Three have been arrested after police found nearly $7.2 million stuffed inside luggage at an airport in Panama.
Police suspect that the cash, which was mostly in $100 bills, was being moved for a powerful cartel.
The cash had been concealed in hidden compartments in eight separate suitcases that were stowed on a flight to Honduras from Toncontin airport in Tegucigalpa.
The head of the National Police’s special investigative services division, Ruben Martel, told reporters that 25 Border Police who had been on shift at the airport when the trio passed through with the cash hidden in eight suitcases.
Those officers will be replaced with “certified personnel,” said Martel.
“The case is being investigated to be able to determine responsibilities … We’re going to be forceful, whoever might be responsible,” he emphasized, adding that “the law will be enforced.”
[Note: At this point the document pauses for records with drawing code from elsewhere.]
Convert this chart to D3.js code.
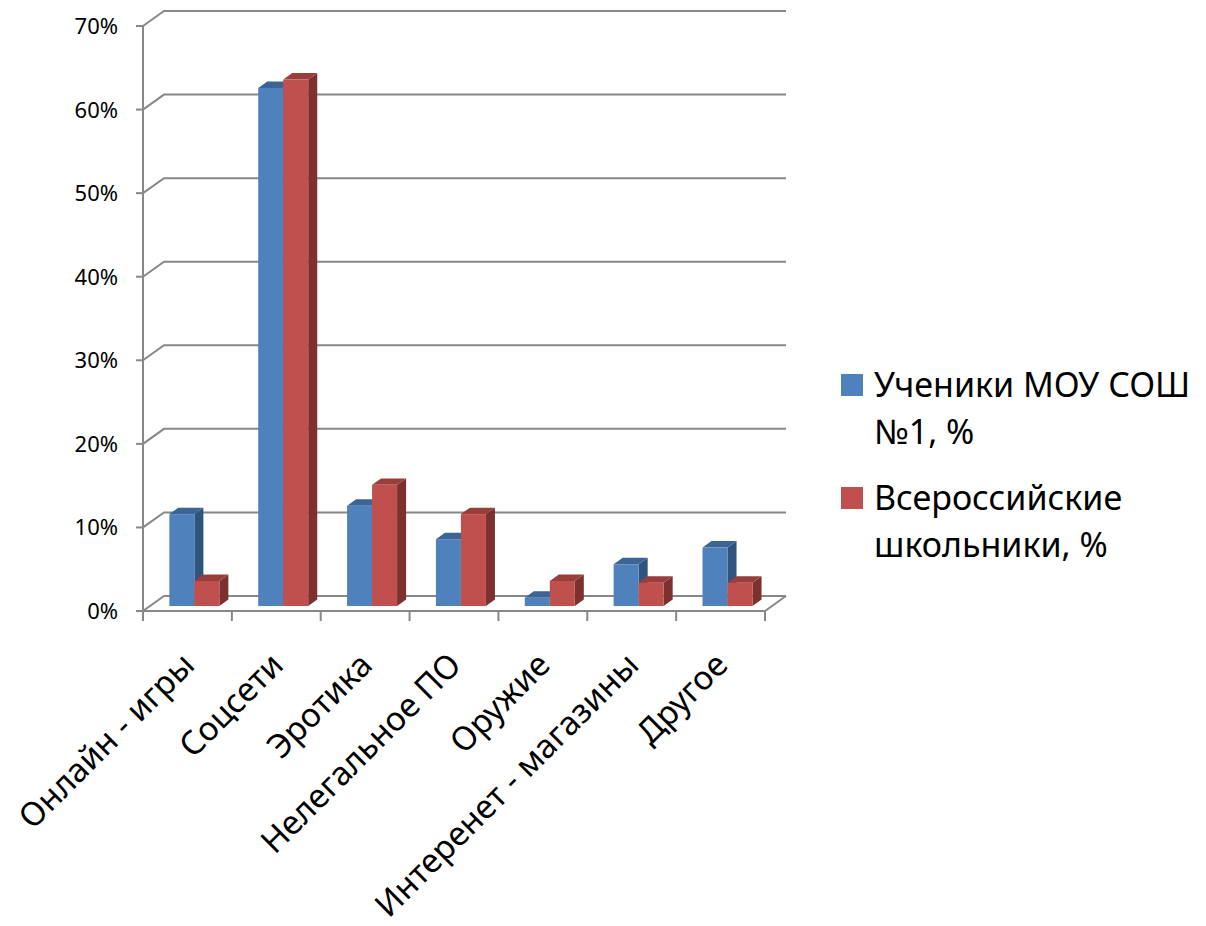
<!DOCTYPE html>
<html lang="ru">
<head>
    <meta charset="UTF-8">
    <title>chart</title>
    <style>
        body { margin: 0; background: #fff; }
        text { font-family: "Noto Sans", sans-serif; fill: #000; }
    </style>
</head>
<body>
<script src="https://cdn.jsdelivr.net/npm/d3@7"></script>
<script>

// data
const categories = ['Онлайн - игры', 'Соцсети', 'Эротика', 'Нелегальное ПО', 'Оружие', 'Интеренет - магазины', 'Другое'];
const series = ['Ученики МОУ СОШ №1, %', 'Всероссийские школьники, %'];
const legend_lines = [['Ученики МОУ СОШ', '№1, %'], ['Всероссийские', 'школьники, %']];
const school = [11, 62, 12, 8, 1, 5, 7];
const russia = [3, 63, 14.5, 11, 3, 2.8, 2.8];
const y_ticks = [0, 10, 20, 30, 40, 50, 60, 70];

const width = 1206, height = 926;
const front = {left: 143, right: 765, bottom: 611, top: 26};
const DX = 21, DY = -15;           // full depth offset of the walls
const bar_d0 = 0.33, bar_d1 = 0.76; // where the bars sit inside the depth
const grid_color = '#888888';
const colors = {
    front: ['#4f81bd', '#c0504d'],
    top:   ['#3c6595', '#9a3e3b'],
    side:  ['#31547f', '#7d312f']
};

let svg = d3.select('body')
    .append('svg')
    .attr('width', width)
    .attr('height', height);

let x = d3.scaleBand()
    .domain(categories)
    .range([front.left, front.right]);

let x1 = d3.scaleBand()
    .domain(series)
    .range([0, x.bandwidth()])
    .paddingOuter(0.777);

let y = d3.scaleLinear()
    .domain([0, 70])
    .range([front.bottom, front.top]);

function p(px, py, d){
    return [px + d * DX, py + d * DY];
}

// gridlines on the back wall + the little diagonals on the side wall
let grid = svg.append('g');
y_ticks.forEach(function(t){
    let a = p(front.left, y(t), 0), b = p(front.left, y(t), 1), c = p(front.right, y(t), 1);
    grid.append('polyline')
        .attr('points', [a, b, c].map(q => q.join(',')).join(' '))
        .attr('fill', 'none')
        .attr('stroke', grid_color)
        .attr('stroke-width', 2);
    grid.append('line')
        .attr('x1', front.left - 7).attr('x2', front.left)
        .attr('y1', y(t)).attr('y2', y(t))
        .attr('stroke', grid_color).attr('stroke-width', 2);
    grid.append('text')
        .attr('x', 118)
        .attr('y', y(t) + 8)
        .attr('text-anchor', 'end')
        .style('font-size', '22px')
        .text(t + '%');
});

// left axis + floor
grid.append('line')
    .attr('x1', front.left).attr('x2', front.left)
    .attr('y1', y(70)).attr('y2', y(0))
    .attr('stroke', grid_color).attr('stroke-width', 2);
let fr = p(front.right, y(0), 0), br = p(front.right, y(0), 1);
grid.append('polyline')
    .attr('points', [[front.left, y(0)], fr, br].map(q => q.join(',')).join(' '))
    .attr('fill', 'none')
    .attr('stroke', grid_color).attr('stroke-width', 2);
d3.range(categories.length + 1).forEach(function(i){
    let cx = front.left + i * x.step();
    grid.append('line')
        .attr('x1', cx).attr('x2', cx)
        .attr('y1', y(0)).attr('y2', y(0) + 10)
        .attr('stroke', grid_color).attr('stroke-width', 2);
});

// bars
let bars = svg.append('g');
categories.forEach(function(cat, i){
    [school[i], russia[i]].forEach(function(v, s){
        let xa = x(cat) + x1(series[s]), xb = xa + x1.bandwidth();
        let yt = y(v), yb = y(0);
        let pts = q => q.map(r => r.join(',')).join(' ');
        // side
        bars.append('polygon')
            .attr('points', pts([p(xb, yt, bar_d0), p(xb, yt, bar_d1), p(xb, yb, bar_d1), p(xb, yb, bar_d0)]))
            .attr('fill', colors.side[s]);
        // top
        bars.append('polygon')
            .attr('points', pts([p(xa, yt, bar_d0), p(xa, yt, bar_d1), p(xb, yt, bar_d1), p(xb, yt, bar_d0)]))
            .attr('fill', colors.top[s]);
        // front
        let f0 = p(xa, yt, bar_d0);
        bars.append('rect')
            .attr('x', f0[0]).attr('y', f0[1])
            .attr('width', xb - xa)
            .attr('height', yb - yt)
            .attr('fill', colors.front[s]);
    });
});

// category labels
svg.append('g').selectAll('text')
    .data(categories)
    .enter()
    .append('text')
    .attr('text-anchor', 'end')
    .attr('transform', d => 'translate(' + (x(d) + x.bandwidth() / 2 + 9) + ',667) rotate(-45)')
    .style('font-size', '33px')
    .text(d => d);

// legend
let legend = svg.append('g');
const legend_y = [374, 487];
legend_lines.forEach(function(lines, s){
    legend.append('rect')
        .attr('x', 841).attr('y', legend_y[s])
        .attr('width', 22).attr('height', 22)
        .attr('fill', colors.front[s]);
    lines.forEach(function(l, k){
        legend.append('text')
            .attr('x', 874)
            .attr('y', legend_y[s] + 23 + k * 47)
            .style('font-size', '34px')
            .text(l);
    });
});

</script>
</body>
</html>
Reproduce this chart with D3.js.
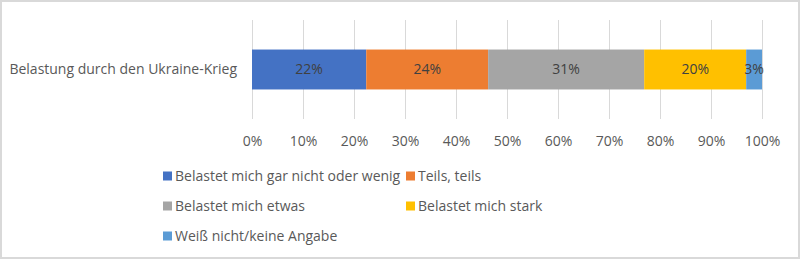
<!DOCTYPE html>
<html>
<head>
<meta charset="utf-8">
<script src="https://cdn.jsdelivr.net/npm/d3@7"></script>
<style>
    body { margin: 0; background: #fff; }
    text { font-family: "Open Sans", "Liberation Sans", sans-serif; }
</style>
</head>
<body>
<div id="wrapper"></div>
<script>
const categories = ["Belastung durch den Ukraine-Krieg"]
const seriesNames = [
    "Belastet mich gar nicht oder wenig",
    "Teils, teils",
    "Belastet mich etwas",
    "Belastet mich stark",
    "Weiß nicht/keine Angabe",
]
const seriesValues = [22.4, 23.9, 30.6, 20.0, 3.1]
const seriesLabels = ["22%", "24%", "31%", "20%", "3%"]
const seriesColors = ["#4472c4", "#ed7d31", "#a5a5a5", "#ffc000", "#5b9bd5"]
const tickValues = [0, 10, 20, 30, 40, 50, 60, 70, 80, 90, 100]

function drawChart() {
    let dimensions = {
        width: 800,
        height: 259,
        margin: {
            top: 20,
            right: 38,
            bottom: 140,
            left: 252,
        },
    }
    dimensions.boundedWidth = dimensions.width
        - dimensions.margin.left
        - dimensions.margin.right
    dimensions.boundedHeight = dimensions.height
        - dimensions.margin.top
        - dimensions.margin.bottom

    const wrapper = d3.select("#wrapper")
        .append("svg")
        .attr("width", dimensions.width)
        .attr("height", dimensions.height)

    // chart border
    wrapper.append("rect")
        .attr("x", 1)
        .attr("y", 1)
        .attr("width", dimensions.width - 2)
        .attr("height", dimensions.height - 2)
        .attr("fill", "#fff")
        .attr("stroke", "#d9d9d9")
        .attr("stroke-width", 2)

    const bounds = wrapper.append("g")
        .attr("transform", `translate(${dimensions.margin.left},${dimensions.margin.top})`)

    const xScaler = d3.scaleLinear()
        .domain([0, 100])
        .range([0, dimensions.boundedWidth])

    const yScaler = d3.scaleBand()
        .domain(categories)
        .range([0, dimensions.boundedHeight])
        .paddingInner(0.5)
        .paddingOuter(0.37)

    // gridlines
    bounds.append("g")
        .selectAll("line")
        .data(tickValues)
        .join("line")
        .attr("x1", d => xScaler(d) + 0.5)
        .attr("x2", d => xScaler(d) + 0.5)
        .attr("y1", 0)
        .attr("y2", dimensions.boundedHeight)
        .attr("stroke", "#d9d9d9")

    // stacked segments
    const stacked = []
    let acc = 0
    seriesValues.forEach((v, i) => {
        stacked.push({ x0: acc, x1: acc + v, label: seriesLabels[i], color: seriesColors[i] })
        acc += v
    })

    const segs = bounds.append("g")
        .selectAll("g")
        .data(stacked)
        .join("g")

    segs.append("rect")
        .attr("x", d => xScaler(d.x0))
        .attr("y", yScaler(categories[0]))
        .attr("width", d => xScaler(d.x1) - xScaler(d.x0))
        .attr("height", yScaler.bandwidth())
        .attr("fill", d => d.color)

    segs.append("text")
        .attr("x", d => xScaler((d.x0 + d.x1) / 2))
        .attr("y", yScaler(categories[0]) + yScaler.bandwidth() / 2)
        .attr("dy", "0.35em")
        .attr("text-anchor", "middle")
        .attr("fill", "#404040")
        .style("font-size", "14px")
        .text(d => d.label)

    // category label
    bounds.append("g")
        .selectAll("text")
        .data(categories)
        .join("text")
        .attr("x", -15)
        .attr("y", d => yScaler(d) + yScaler.bandwidth() / 2)
        .attr("dy", "0.35em")
        .attr("text-anchor", "end")
        .attr("fill", "#595959")
        .style("font-size", "14px")
        .text(d => d)

    // x axis
    const xAxisGen = d3.axisBottom(xScaler)
        .tickValues(tickValues)
        .tickSize(0)
        .tickPadding(17)
        .tickFormat(d => d + "%")
    const xAxis = bounds.append("g")
        .attr("transform", `translate(0,${dimensions.boundedHeight})`)
        .call(xAxisGen)
    xAxis.select(".domain").remove()
    xAxis.selectAll("text")
        .attr("fill", "#595959")
        .style("font-size", "14px")
        .style("font-family", null)

    // legend
    const legendCols = [163, 406]
    const legendRows = [176, 206, 236]
    const legend = wrapper.append("g")
        .selectAll("g")
        .data(seriesNames)
        .join("g")
        .attr("transform", (d, i) => `translate(${legendCols[i % 2]},${legendRows[Math.floor(i / 2)]})`)

    legend.append("rect")
        .attr("x", 0)
        .attr("y", -4.5)
        .attr("width", 9)
        .attr("height", 9)
        .attr("fill", (d, i) => seriesColors[i])

    legend.append("text")
        .attr("x", 12)
        .attr("y", 0)
        .attr("dy", "0.35em")
        .attr("fill", "#595959")
        .style("font-size", "14px")
        .text(d => d)
}

drawChart()
</script>
</body>
</html>
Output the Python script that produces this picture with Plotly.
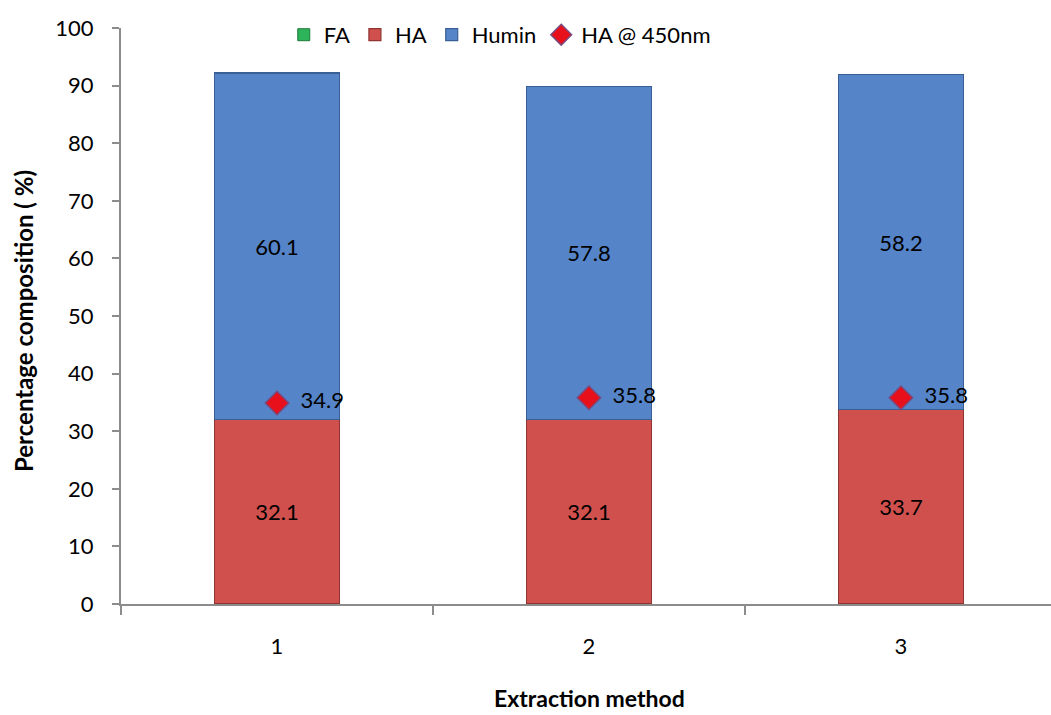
import plotly.graph_objects as go

# Extraction methods and composition (%)
methods = ["1", "2", "3"]
fa = [0.0, 0.0, 0.0]
ha = [32.1, 32.1, 33.7]
humin = [60.1, 57.8, 58.2]
ha_450 = [34.9, 35.8, 35.8]

xpos = list(range(len(methods)))
font_family = "Lato, 'Open Sans', sans-serif"
label_size = 22

W, H = 1051, 715
ML, MR, MT, MB = 121, 0, 28, 111
plot_w, plot_h = W - ML - MR, H - MT - MB

fig = go.Figure()

fig.add_trace(go.Bar(
    x=xpos, y=fa, name="FA", width=0.4,
    marker=dict(color="#2DB35A", line=dict(color="#1E7A3C", width=1)),
))
fig.add_trace(go.Bar(
    x=xpos, y=ha, name="HA", width=0.4,
    marker=dict(color="#D0504D", line=dict(color="#8E3532", width=1.2)),
    text=[f"{v:.1f}" for v in ha], textposition="inside",
    insidetextanchor="middle", textfont=dict(size=label_size, color="black"),
))
fig.add_trace(go.Bar(
    x=xpos, y=humin, name="Humin", width=0.4,
    marker=dict(color="#5584C8", line=dict(color="#3A5F94", width=1.2)),
    text=[f"{v:.1f}" for v in humin], textposition="inside",
    insidetextanchor="middle", textfont=dict(size=label_size, color="black"),
))
fig.add_trace(go.Scatter(
    x=xpos, y=ha_450, name="HA @ 450nm", mode="markers+text",
    marker=dict(symbol="diamond", size=18, color="#E8101A",
                line=dict(color="#7A4A7E", width=1.5)),
    text=["  " + f"{v:.1f}" for v in ha_450], textposition="middle right",
    textfont=dict(size=label_size, color="black"),
))

# Axis titles placed in paper space
fig.add_annotation(text="<b>Extraction method</b>", xref="paper", yref="paper",
                   x=(589 - ML) / plot_w, y=-(698 - (H - MB)) / plot_h,
                   showarrow=False, font=dict(size=23), xanchor="center", yanchor="middle")
fig.add_annotation(text="<b>Percentage composition ( %)</b>", xref="paper", yref="paper",
                   x=-(ML - 23) / plot_w, y=(H - MB - 321) / plot_h, textangle=-90,
                   showarrow=False, font=dict(size=24), xanchor="center", yanchor="middle")

fig.update_layout(
    barmode="stack",
    width=W, height=H,
    margin=dict(l=ML, r=MR, t=MT, b=MB),
    paper_bgcolor="white", plot_bgcolor="white",
    font=dict(family=font_family, size=label_size, color="black"),
    showlegend=True,
    legend=dict(orientation="h", x=0.175, y=0.988, xanchor="left", yanchor="middle",
                font=dict(size=label_size), itemwidth=30, traceorder="normal",
                bgcolor="rgba(0,0,0,0)"),
    xaxis=dict(
        range=[-0.5, 2.481], tickvals=xpos, ticktext=methods, automargin=False,
        showline=True, linecolor="#8C8C8C", linewidth=2,
        ticks="", showgrid=False, zeroline=False,
        tickfont=dict(size=label_size), ticklabelstandoff=22,
        minor=dict(tickvals=[-0.5, 0.5, 1.5, 2.5], ticks="outside",
                   ticklen=9, tickcolor="#8C8C8C", tickwidth=2),
    ),
    yaxis=dict(
        range=[0, 100], dtick=10, showline=True, linecolor="#8C8C8C", linewidth=2,
        automargin=False,
        ticks="outside", ticklen=7, tickcolor="#8C8C8C", tickwidth=2,
        showgrid=False, zeroline=False, tickfont=dict(size=label_size),
        ticklabelstandoff=14,
    ),
)

fig.write_html("out.html")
Honduran authorities have also suspended five unidentified workers in the baggage and X-ray departments at the airport, and they are being investigated in the case.
Earlier on Tuesday, AG’s office spokeswoman Lorena Calix told reporters that Attorney General Oscar Chinchilla suspended two unidentified anti-drug agents who were also assigned to Toncontin so as “not to contaminate the investigation process,” but she added that Honduran authorities have “no evidence” that they were involved in the smuggling of the cash.
The AG’s office will send to Panama in the coming hours a “team of prosecutors to collect information about the detention of the Hondurans and try to clear up the case,” Calix said.
The Hondurans carrying the cash in eight suitcases with double bottoms, who have been identified by the media as Melvin Calderon, Hugo Galdamez and Ramon Muñoz, were detained last Saturday at Panama’s main international airport and remain in custody.
Panamanian prosecutor Javier Caraballo said Monday that the funds seized from the Hondurans is suspected to be cash from drug trafficking, though he did not specify any group that might be involved.